# Risers on the Jamaica and Kingsway Short Line



## jdr3366 (Jan 2, 2018)

I'm considering building this layout, which is shown in "101 Trackplans," by Wescott, p 46. If anyone has expereince with this, what were the challenges in going from 0" to 4" elevation, then to 5", and back to 0"?

I'm thinking of using Woodland Scenics risers. (At my age, I want to spend less time under the table.) So, specific experience with that product is appreciated. Although all advice is welcome.

Thanks,


----------



## jdr3366 (Jan 2, 2018)

Sorry folks. This should have been posted under HO. Although any advice is still appreciated.


----------



## traction fan (Oct 5, 2014)

*Some advice*



jdr3366 said:


> I'm considering building this layout, which is shown in "101 Trackplans," by Wescott, p 46. If anyone has expereince with this, what were the challenges in going from 0" to 4" elevation, then to 5", and back to 0"?
> 
> I'm thinking of using Woodland Scenics risers. (At my age, I want to spend less time under the table.) So, specific experience with that product is appreciated. Although all advice is welcome.
> 
> Thanks,


jdr3366;

Woodland Senics styrofoam risers are just a convenient support system for a grade. The same thing can be done with pieces of wood, cut to progressively longer lengths, somewhat cheaper. If you have a solid slab table top, there is no need to crawl under the table to install either type of risers. By the way, I strongly agree with you about that crawl under the table business. :thumbsdown: I'm 69 yrs. old, and slightly disabled. I've moved as much wiring and control hardware as possible, to the front of my layout, so that I don't have to go down there! (see photo)
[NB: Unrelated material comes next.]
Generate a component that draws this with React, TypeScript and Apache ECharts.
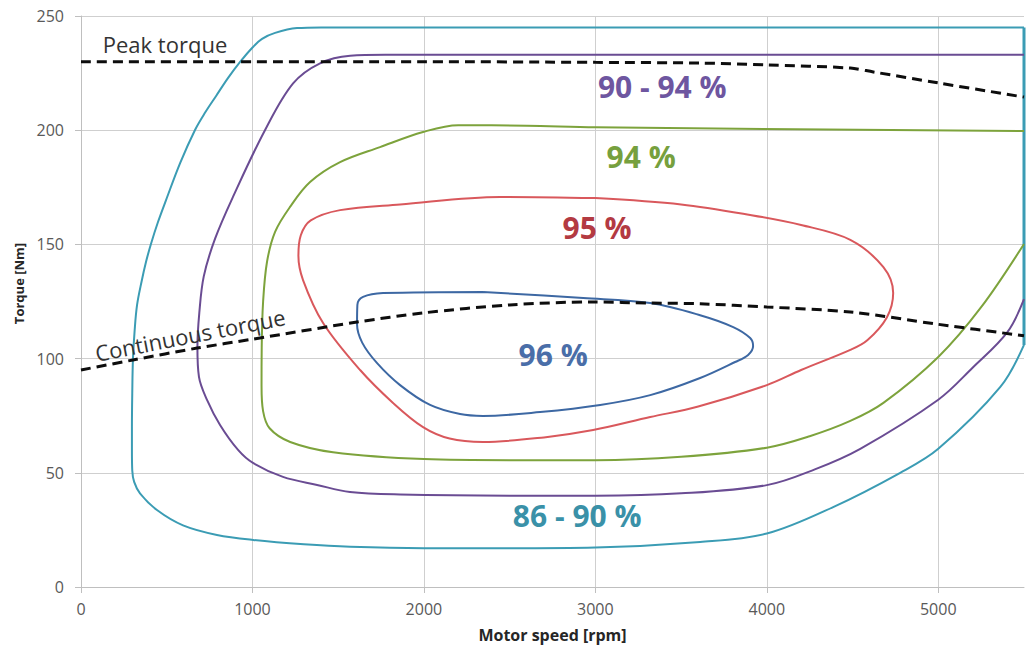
import React, { useEffect, useRef } from 'react';
import * as echarts from 'echarts';

type P = [number, number];

// Axis ticks
const speedTicks = [0, 1000, 2000, 3000, 4000, 5000];

// Dashed torque limits [rpm, Nm]
const peakTorque: P[] = [
  [0, 230], [1000, 230], [2000, 230], [3000, 229.7], [3611, 229.4], [4000, 228.6],
  [4487, 227.2], [4621, 225.5], [5000, 220.7], [5500, 214.5],
];
const continuousTorque: P[] = [
  [0, 95], [303, 99.4], [677, 104.6], [1000, 108.5], [1610, 116], [1995, 120],
  [2500, 123.5], [2987, 124.8], [3320, 124.3], [3611, 124], [4000, 122.6],
  [4487, 120.4], [5000, 115], [5500, 110],
];

// Efficiency contours [rpm, Nm]
const eff86to90: P[] = [
  [5500, 245], [3000, 245], [1400, 245], [1260, 244.7], [1132, 242.6], [1056, 240],
  [1003, 236.4], [928, 229.9], [858, 222.9], [788, 215], [723, 207.6], [665, 200.1],
  [578, 185.6], [496, 169.4], [449, 159.8], [408, 150.2], [379, 142.3], [354, 134],
  [327, 123.5], [313, 112.5], [303, 99.8], [299, 85], [297, 70], [297, 60], [299, 51],
  [310, 46], [344, 41], [443, 33.7], [595, 27], [793, 22.8], [1004, 20.6], [1300, 18.7],
  [1570, 17.6], [2000, 17], [2500, 17], [3000, 17.3], [3611, 19.7], [4000, 23.4],
  [4387, 35], [4778, 50], [5000, 60.5], [5362, 87.6], [5500, 106],
];
const eff86to90Edge: P[] = [[5500, 106], [5500, 245]];
const eff90to94: P[] = [
  [5500, 233], [1774, 233], [1570, 232.6], [1394, 229.3], [1237, 220.5], [1073, 200],
  [887, 170.9], [782, 152.5], [716, 136], [690, 120], [679, 105], [688, 92], [735, 81.9],
  [811, 70.9], [916, 60], [1003, 54.3], [1178, 48.2], [1377, 44.7], [1569, 41.6],
  [1861, 40.5], [2500, 40], [3000, 40], [3500, 41], [4000, 44.6], [4280, 51.5],
  [4545, 60.5], [5000, 82], [5200, 96], [5403, 111.6], [5500, 126],
];
const eff94: P[] = [
  [5500, 199.6], [3000, 201.3], [2600, 202], [2200, 202.2], [1995, 199.2],
  [1744, 192.6], [1511, 186], [1336, 177.3], [1219, 166.4], [1132, 155.5], [1085, 142.4],
  [1062, 124.8], [1054, 105], [1053, 88], [1062, 77], [1100, 69.5], [1220, 63.5],
  [1470, 59], [2000, 56], [2500, 55.5], [3000, 55.5], [3500, 57], [4000, 61], [4250, 66],
  [4487, 72.7], [4680, 80.6], [5000, 100.7], [5250, 122.5], [5500, 150.2],
];
const eff95: P[] = [
  [3000, 170.3], [3500, 167.5], [3903, 162.9], [4200, 158.5], [4487, 152], [4680, 140],
  [4737, 128.7], [4700, 118], [4586, 108], [4487, 103.8], [4200, 95], [4000, 88.4],
  [3600, 79], [3320, 74.4], [2987, 68.7], [2700, 65.5], [2345, 63.5], [2150, 65],
  [1995, 70], [1820, 80.6], [1628, 95], [1412, 115.6], [1295, 134.4], [1268, 145],
  [1282, 154], [1340, 160.5], [1511, 165], [1861, 167.5], [2445, 170.8], [3000, 170.3],
];
const eff96: P[] = [
  [2345, 129.2], [2929, 126.5], [3320, 124.3], [3611, 119], [3804, 113.8], [3903, 109],
  [3920, 105.5], [3891, 101.6], [3815, 98.5], [3611, 91.5], [3320, 84], [3028, 79.7],
  [2678, 76.6], [2345, 74.9], [2211, 75.7], [2036, 79.7], [1861, 88.4], [1727, 98],
  [1640, 107], [1610, 115], [1612, 123.5], [1645, 127], [1762, 128.7], [2345, 129.2],
];

// Text annotations anchored in data coordinates
const annotations: { text: string; at: P; color: string; size: number; bold: boolean; angle: number }[] = [
  { text: 'Peak torque', at: [490, 237.7], color: '#333333', size: 22, bold: false, angle: 0 },
  { text: 'Continuous torque', at: [636, 110.5], color: '#333333', size: 22, bold: false, angle: 11 },
  { text: '90 - 94 %', at: [3390, 219], color: '#6e56a0', size: 30, bold: true, angle: 0 },
  { text: '94 %', at: [3267, 188.3], color: '#76a03e', size: 30, bold: true, angle: 0 },
  { text: '95 %', at: [3010, 157.2], color: '#b33a42', size: 30, bold: true, angle: 0 },
  { text: '96 %', at: [2754, 101.6], color: '#4a6ea8', size: 30, bold: true, angle: 0 },
  { text: '86 - 90 %', at: [2894, 31.1], color: '#3a91a8', size: 30, bold: true, angle: 0 },
];

const FONT = '"Open Sans", "Noto Sans", sans-serif';

export default function App() {
  const ref = useRef<HTMLDivElement>(null);

  useEffect(() => {
    const chart = echarts.init(ref.current!, null, { renderer: 'svg' });

    const contour = (name: string, data: P[], color: string, width = 2, smooth = 0.35) => ({
      name,
      type: 'line',
      data,
      symbol: 'none',
      smooth,
      silent: true,
      lineStyle: { color, width },
      z: 2,
    });
    const dashed = (name: string, data: P[]) => ({
      name,
      type: 'line',
      data,
      symbol: 'none',
      smooth: 0.3,
      silent: true,
      lineStyle: { color: '#0d0d0d', width: 3, type: [10, 6] },
      z: 3,
    });

    chart.setOption({
      animation: false,
      backgroundColor: '#ffffff',
      grid: { left: 81, right: 4, top: 16, bottom: 74, outerBoundsMode: 'none' },
      xAxis: {
        type: 'value',
        min: 0,
        max: 5500,
        interval: 1000,
        name: 'Motor speed [rpm]',
        nameLocation: 'middle',
        nameGap: 40,
        nameTextStyle: { fontFamily: FONT, fontSize: 16, fontWeight: 'bold', color: '#262626' },
        axisLine: { show: true, lineStyle: { color: '#bfbfbf', width: 1 } },
        axisTick: { show: true, length: 6, customValues: speedTicks, lineStyle: { color: '#bfbfbf' } },
        axisLabel: {
          customValues: speedTicks,
          formatter: (v: number) => String(v),
          color: '#595959',
          fontFamily: FONT,
          fontSize: 16,
          margin: 14,
        },
        splitLine: { show: true, lineStyle: { color: '#cfcfcf', width: 1 } },
      },
      yAxis: {
        type: 'value',
        min: 0,
        max: 250,
        interval: 50,
        name: 'Torque [Nm]',
        nameLocation: 'middle',
        nameGap: 56,
        nameTextStyle: { fontFamily: FONT, fontSize: 13, fontWeight: 'bold', color: '#262626', padding: [0, 0, 0, 36] },
        axisLine: { show: true, lineStyle: { color: '#bfbfbf', width: 1 } },
        axisTick: { show: true, length: 6, lineStyle: { color: '#bfbfbf' } },
        axisLabel: { color: '#595959', fontFamily: FONT, fontSize: 16, margin: 17 },
        splitLine: { show: true, lineStyle: { color: '#cfcfcf', width: 1 } },
      },
      series: [
        contour('86 - 90 %', eff86to90, '#3b9cb4'),
        contour('86 - 90 % edge', eff86to90Edge, '#3b9cb4', 3, 0),
        contour('90 - 94 %', eff90to94, '#6a4c93'),
        contour('94 %', eff94, '#7da33c'),
        contour('95 %', eff95, '#d9585c'),
        contour('96 %', eff96, '#3d68a3'),
        dashed('Peak torque', peakTorque),
        dashed('Continuous torque', continuousTorque),
      ],
    });

    const graphics = annotations.map((a) => {
      const [px, py] = chart.convertToPixel({ gridIndex: 0 }, a.at) as number[];
      return {
        type: 'text',
        x: px,
        y: py,
        rotation: (a.angle * Math.PI) / 180,
        silent: true,
        z: 10,
        style: {
          text: a.text,
          fill: a.color,
          font: `${a.bold ? 'bold ' : ''}${a.size}px ${FONT}`,
          align: 'center',
          verticalAlign: 'middle',
          textAlign: 'center',
          textVerticalAlign: 'middle',
        },
      };
    });
    chart.setOption({ graphic: graphics });

    return () => chart.dispose();
  }, []);

  return (
    <div
      ref={ref}
      style={{ position: 'fixed', left: 0, top: 0, width: 1028, height: 661, background: '#ffffff' }}
    />
  );
}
The challenge involved in grades to climb up and down, is finding room enough to fit a workable percentage grade and the necessary easements at the top and both bottom ends. If your not familiar with "percent of grade" it refers to the amount of vertical climb in a given length of horizontal travel. As an example, if the track rises one inch vertically, in one hundred inches of track length, then that is a one percent grade. Many modelers try to keep their grades at three percent, or less. Going steeper may mean a locomotive will only be able to haul a few cars up the steeper grade. The easements I mentioned are sections of less steep grade at both ends of the main grade. These should be kept to 1-1.5%. They help ease the train's transition from running on level track, to climbing the main grade. They also prevent things like the front coupler of a steam locomotive hitting the ties at the bottom of an un-eased grade, or accidental uncoupling at the top of such a grade, and a runaway train. 
Is this your first attempt at building a layout? You might want to check out our "Beginner's Q&A" section. It has a lot of good information. I also suggest reading the attached files, they are written to help new modelers. I'd also like to recommend a good book to you. It's called "Introduction to Model Railroading" by Jeff Wilson. Check this site. https://kalmbachhobbystore.com/products/books If you can't find that title, "Getting Started in Model Railroading," also by Jeff Wilson, has similar content.

Have fun;

Traction Fan:smilie_daumenpos:

P.S. I just looked up the track plan for the "Jamaica and Kingsway" Wow, that's a lot of track, and a lot of turnouts, and a lot of work! (likely many years.) If you are an experienced model railroader, with a couple of layout builds under your belt; then go ahead. If you're new, and this is your first layout, I would respectfully, but strongly, suggest building something a lot simpler. You could easily get bogged down, and frustrated by such an ambitious project. You might want to look closer at some of the earlier, and simpler track plans in that book. Your choice though. 

View attachment Where do I start (revised version).pdf


View attachment MODEL RAILROADING ON A BUDGET.pdf


----------



## jdr3366 (Jan 2, 2018)

I appreciate the information. This will be my 4th layout. My problems alway arise (no pun there) at elevated track and elevated turnouts. 

I had modified the center of the original plan,moving the yard track along the back of the layout. The is freed up for structures. 

After I asked the question I realized it is not really possible to just run a couple of trains without making constant switch decisions. And running trains (and weather and building structures) is my interset. So, I think that plan is out unless I can figure another modification. 

Thanks again,


----------



## traction fan (Oct 5, 2014)

*Simple loops, with some switching?*



jdr3366 said:


> I appreciate the information. This will be my 4th layout. My problems alway arise (no pun there) at elevated track and elevated turnouts.
> 
> I had modified the center of the original plan,moving the yard track along the back of the layout. The is freed up for structures.
> 
> ...


jdr3366;

If you want to just watch them run, and maybe do switching only when you feel like it, maybe you can find a basic lop track plan with a siding or two, and plenty of room for those structures you like.

good luck;

Traction Fan:smilie_daumenpos:


----------